## Begin Working data

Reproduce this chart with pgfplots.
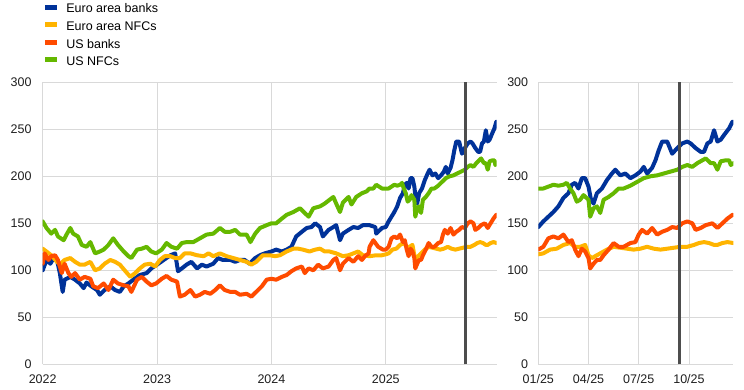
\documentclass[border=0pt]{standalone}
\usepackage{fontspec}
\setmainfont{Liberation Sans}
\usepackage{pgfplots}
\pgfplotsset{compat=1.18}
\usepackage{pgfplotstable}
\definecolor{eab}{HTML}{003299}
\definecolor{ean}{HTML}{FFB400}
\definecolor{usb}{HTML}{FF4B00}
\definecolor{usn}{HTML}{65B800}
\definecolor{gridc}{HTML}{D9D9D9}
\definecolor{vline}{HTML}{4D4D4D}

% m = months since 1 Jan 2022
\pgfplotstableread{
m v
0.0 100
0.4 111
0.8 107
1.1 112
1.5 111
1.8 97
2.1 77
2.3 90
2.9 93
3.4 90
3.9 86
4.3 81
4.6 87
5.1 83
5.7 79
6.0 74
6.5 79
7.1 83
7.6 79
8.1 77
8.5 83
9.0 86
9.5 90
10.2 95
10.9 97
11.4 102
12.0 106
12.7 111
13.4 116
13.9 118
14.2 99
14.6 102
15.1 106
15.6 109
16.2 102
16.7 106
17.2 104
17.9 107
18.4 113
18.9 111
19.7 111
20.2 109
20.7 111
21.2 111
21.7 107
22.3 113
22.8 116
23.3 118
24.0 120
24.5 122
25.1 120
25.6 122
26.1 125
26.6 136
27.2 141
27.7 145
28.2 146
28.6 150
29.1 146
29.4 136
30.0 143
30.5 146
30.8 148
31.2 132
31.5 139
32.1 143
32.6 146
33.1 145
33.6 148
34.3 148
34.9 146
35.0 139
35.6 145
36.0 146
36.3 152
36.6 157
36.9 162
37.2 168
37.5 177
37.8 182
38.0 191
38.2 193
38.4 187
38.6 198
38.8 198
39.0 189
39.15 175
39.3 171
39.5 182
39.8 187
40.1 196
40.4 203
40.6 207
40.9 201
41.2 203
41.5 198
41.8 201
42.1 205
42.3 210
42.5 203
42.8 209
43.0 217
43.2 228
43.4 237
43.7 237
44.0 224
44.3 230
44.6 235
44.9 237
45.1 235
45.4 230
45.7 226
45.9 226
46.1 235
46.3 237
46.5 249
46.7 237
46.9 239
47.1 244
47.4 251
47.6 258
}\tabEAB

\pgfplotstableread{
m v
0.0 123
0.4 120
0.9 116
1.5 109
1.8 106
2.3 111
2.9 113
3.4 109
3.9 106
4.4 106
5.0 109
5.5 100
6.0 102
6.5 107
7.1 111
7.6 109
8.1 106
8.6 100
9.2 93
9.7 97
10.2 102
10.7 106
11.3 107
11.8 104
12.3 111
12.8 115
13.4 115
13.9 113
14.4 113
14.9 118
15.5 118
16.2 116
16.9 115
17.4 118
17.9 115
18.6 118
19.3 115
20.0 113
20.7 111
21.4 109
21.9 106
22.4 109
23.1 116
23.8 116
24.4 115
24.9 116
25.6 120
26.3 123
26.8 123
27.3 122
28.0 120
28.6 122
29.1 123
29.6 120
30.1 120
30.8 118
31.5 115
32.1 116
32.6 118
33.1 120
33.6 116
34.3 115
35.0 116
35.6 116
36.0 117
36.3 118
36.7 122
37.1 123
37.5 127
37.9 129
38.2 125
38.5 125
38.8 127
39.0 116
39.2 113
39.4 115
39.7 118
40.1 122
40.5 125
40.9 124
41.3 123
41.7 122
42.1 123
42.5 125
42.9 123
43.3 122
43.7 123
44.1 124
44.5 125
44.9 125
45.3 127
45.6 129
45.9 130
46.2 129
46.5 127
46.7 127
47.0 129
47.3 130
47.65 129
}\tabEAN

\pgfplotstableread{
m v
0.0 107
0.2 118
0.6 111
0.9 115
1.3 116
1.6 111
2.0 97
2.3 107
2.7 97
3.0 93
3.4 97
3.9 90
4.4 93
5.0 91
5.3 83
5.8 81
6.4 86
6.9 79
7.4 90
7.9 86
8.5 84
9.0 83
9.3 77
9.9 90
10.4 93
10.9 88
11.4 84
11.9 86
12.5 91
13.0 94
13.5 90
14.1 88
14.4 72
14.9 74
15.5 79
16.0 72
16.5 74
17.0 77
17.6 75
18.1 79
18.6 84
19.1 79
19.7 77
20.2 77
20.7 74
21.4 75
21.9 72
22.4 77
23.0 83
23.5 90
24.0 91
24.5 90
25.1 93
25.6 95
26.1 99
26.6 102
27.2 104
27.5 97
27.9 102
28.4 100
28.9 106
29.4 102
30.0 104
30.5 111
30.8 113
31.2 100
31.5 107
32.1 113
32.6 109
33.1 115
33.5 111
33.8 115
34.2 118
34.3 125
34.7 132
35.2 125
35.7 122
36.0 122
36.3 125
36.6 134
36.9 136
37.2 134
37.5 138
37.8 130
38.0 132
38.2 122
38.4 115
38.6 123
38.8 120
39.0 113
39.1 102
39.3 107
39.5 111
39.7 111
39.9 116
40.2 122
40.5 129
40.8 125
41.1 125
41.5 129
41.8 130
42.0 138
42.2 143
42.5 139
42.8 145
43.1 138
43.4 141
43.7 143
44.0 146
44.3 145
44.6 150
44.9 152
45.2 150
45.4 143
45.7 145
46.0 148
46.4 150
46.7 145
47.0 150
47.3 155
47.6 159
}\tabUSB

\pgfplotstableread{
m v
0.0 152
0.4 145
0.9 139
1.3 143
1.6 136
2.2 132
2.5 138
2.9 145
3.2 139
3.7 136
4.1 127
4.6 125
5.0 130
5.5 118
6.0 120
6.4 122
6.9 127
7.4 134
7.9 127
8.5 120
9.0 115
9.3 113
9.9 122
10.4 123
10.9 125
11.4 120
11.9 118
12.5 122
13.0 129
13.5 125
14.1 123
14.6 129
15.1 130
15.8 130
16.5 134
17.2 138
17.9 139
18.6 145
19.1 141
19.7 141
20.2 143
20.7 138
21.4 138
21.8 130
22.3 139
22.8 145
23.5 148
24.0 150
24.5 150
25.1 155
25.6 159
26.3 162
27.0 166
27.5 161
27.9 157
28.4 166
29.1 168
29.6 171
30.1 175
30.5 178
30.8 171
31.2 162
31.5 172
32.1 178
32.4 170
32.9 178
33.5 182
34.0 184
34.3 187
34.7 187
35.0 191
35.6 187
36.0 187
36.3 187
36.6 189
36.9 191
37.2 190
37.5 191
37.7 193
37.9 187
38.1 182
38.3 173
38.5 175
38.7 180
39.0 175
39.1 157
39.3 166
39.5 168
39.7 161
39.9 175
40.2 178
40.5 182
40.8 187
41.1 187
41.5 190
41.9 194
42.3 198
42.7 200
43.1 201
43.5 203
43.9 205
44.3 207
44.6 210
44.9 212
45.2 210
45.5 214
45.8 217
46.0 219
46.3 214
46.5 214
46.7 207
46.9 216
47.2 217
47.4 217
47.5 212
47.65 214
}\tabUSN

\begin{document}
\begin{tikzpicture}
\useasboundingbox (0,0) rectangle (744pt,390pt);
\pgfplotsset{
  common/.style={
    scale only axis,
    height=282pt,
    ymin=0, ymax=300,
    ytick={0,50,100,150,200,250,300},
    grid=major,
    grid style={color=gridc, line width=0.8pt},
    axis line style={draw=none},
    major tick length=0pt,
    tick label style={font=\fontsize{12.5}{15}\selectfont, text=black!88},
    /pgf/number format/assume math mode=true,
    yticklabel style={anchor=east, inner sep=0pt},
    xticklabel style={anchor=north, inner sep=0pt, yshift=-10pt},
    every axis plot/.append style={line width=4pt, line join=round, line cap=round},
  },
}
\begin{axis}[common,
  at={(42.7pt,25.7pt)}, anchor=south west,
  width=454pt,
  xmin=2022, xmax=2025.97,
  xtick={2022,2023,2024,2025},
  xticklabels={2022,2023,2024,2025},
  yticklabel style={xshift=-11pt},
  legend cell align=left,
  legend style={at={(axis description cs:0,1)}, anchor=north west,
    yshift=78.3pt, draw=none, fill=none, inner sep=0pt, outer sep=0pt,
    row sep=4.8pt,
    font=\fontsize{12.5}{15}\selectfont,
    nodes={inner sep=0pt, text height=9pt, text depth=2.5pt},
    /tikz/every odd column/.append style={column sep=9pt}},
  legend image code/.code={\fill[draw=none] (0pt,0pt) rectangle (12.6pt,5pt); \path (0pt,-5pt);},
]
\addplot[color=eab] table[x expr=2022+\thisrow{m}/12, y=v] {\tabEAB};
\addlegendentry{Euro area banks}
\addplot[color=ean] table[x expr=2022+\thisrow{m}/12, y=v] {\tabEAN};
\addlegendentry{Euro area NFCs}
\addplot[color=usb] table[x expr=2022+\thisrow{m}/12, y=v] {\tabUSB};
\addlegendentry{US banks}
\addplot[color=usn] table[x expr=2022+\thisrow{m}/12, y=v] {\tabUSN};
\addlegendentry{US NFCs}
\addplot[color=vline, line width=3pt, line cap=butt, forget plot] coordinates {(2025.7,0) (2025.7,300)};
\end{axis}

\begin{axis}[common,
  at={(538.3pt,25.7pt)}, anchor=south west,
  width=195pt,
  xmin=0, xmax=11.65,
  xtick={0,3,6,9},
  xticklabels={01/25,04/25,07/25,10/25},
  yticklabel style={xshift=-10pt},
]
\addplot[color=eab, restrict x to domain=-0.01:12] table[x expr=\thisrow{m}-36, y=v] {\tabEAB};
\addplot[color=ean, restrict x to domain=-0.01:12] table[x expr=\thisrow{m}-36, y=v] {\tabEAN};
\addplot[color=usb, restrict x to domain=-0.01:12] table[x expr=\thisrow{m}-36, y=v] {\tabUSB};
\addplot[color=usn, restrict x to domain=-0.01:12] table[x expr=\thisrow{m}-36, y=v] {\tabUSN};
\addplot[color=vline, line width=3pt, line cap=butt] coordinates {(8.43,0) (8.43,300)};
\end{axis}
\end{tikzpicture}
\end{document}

## End Working data
## Begin Working data

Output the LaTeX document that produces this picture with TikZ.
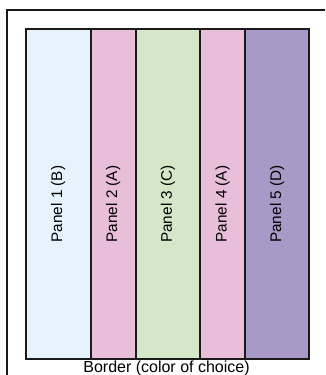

## End Working data
## Begin Working data

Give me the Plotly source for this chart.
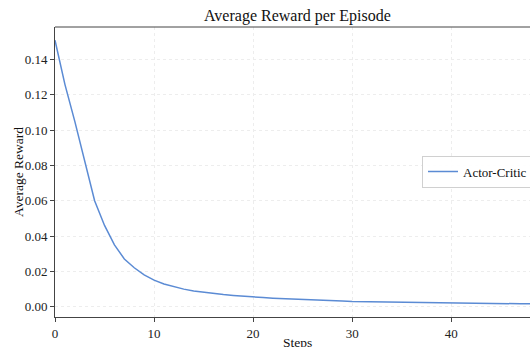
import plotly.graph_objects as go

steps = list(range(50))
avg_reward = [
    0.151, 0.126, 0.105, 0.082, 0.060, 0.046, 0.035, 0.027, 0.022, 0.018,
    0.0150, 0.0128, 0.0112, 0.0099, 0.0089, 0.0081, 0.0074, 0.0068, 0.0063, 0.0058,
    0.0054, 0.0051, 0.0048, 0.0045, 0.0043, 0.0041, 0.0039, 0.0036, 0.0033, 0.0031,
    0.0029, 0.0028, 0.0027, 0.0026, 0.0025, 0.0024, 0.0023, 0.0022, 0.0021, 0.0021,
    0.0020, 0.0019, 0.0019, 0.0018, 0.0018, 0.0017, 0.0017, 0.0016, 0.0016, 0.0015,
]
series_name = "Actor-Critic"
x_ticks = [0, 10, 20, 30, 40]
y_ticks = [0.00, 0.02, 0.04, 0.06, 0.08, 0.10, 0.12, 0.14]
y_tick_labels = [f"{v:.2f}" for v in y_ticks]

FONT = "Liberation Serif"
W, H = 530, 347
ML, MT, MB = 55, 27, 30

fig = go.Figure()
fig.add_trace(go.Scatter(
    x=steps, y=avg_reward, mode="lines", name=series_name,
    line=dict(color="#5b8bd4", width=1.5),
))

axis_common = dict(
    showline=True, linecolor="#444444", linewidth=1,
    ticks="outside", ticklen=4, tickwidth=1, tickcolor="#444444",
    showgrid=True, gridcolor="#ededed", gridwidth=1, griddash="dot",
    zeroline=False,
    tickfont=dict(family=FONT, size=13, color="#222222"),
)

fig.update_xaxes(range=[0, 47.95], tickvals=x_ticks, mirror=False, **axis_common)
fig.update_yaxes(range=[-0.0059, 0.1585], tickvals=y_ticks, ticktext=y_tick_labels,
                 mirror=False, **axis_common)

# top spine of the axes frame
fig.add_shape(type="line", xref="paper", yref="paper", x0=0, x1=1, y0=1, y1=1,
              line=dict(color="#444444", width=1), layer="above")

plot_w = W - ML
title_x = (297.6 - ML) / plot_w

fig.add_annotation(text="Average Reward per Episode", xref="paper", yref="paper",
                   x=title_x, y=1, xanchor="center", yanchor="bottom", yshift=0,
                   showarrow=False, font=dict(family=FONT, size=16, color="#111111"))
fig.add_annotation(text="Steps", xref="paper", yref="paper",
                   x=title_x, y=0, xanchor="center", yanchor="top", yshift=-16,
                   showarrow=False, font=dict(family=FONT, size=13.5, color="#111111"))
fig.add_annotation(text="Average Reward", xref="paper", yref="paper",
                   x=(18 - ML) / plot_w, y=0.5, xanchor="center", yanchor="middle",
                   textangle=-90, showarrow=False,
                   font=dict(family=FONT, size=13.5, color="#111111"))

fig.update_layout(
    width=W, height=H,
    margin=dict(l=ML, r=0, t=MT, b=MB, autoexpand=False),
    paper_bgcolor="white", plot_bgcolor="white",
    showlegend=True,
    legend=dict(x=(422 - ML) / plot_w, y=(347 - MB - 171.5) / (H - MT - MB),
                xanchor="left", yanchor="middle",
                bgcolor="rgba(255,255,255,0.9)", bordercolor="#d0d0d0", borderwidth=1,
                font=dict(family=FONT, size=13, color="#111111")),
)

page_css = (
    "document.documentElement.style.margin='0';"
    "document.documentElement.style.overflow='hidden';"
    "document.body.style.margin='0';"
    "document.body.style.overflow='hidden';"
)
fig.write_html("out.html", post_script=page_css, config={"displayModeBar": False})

## End Working data

** Stated exercise **
Print out, exactly and with nothing added, the lines starting at the line holding "Give me the Plotly source for this chart." and ending at the line holding "ML, MT, MB = 55, 27, 30", minus any pictures.

** Exercise answer **
Give me the Plotly source for this chart.
import plotly.graph_objects as go

steps = list(range(50))
avg_reward = [
    0.151, 0.126, 0.105, 0.082, 0.060, 0.046, 0.035, 0.027, 0.022, 0.018,
    0.0150, 0.0128, 0.0112, 0.0099, 0.0089, 0.0081, 0.0074, 0.0068, 0.0063, 0.0058,
    0.0054, 0.0051, 0.0048, 0.0045, 0.0043, 0.0041, 0.0039, 0.0036, 0.0033, 0.0031,
    0.0029, 0.0028, 0.0027, 0.0026, 0.0025, 0.0024, 0.0023, 0.0022, 0.0021, 0.0021,
    0.0020, 0.0019, 0.0019, 0.0018, 0.0018, 0.0017, 0.0017, 0.0016, 0.0016, 0.0015,
]
series_name = "Actor-Critic"
x_ticks = [0, 10, 20, 30, 40]
y_ticks = [0.00, 0.02, 0.04, 0.06, 0.08, 0.10, 0.12, 0.14]
y_tick_labels = [f"{v:.2f}" for v in y_ticks]

FONT = "Liberation Serif"
W, H = 530, 347
ML, MT, MB = 55, 27, 30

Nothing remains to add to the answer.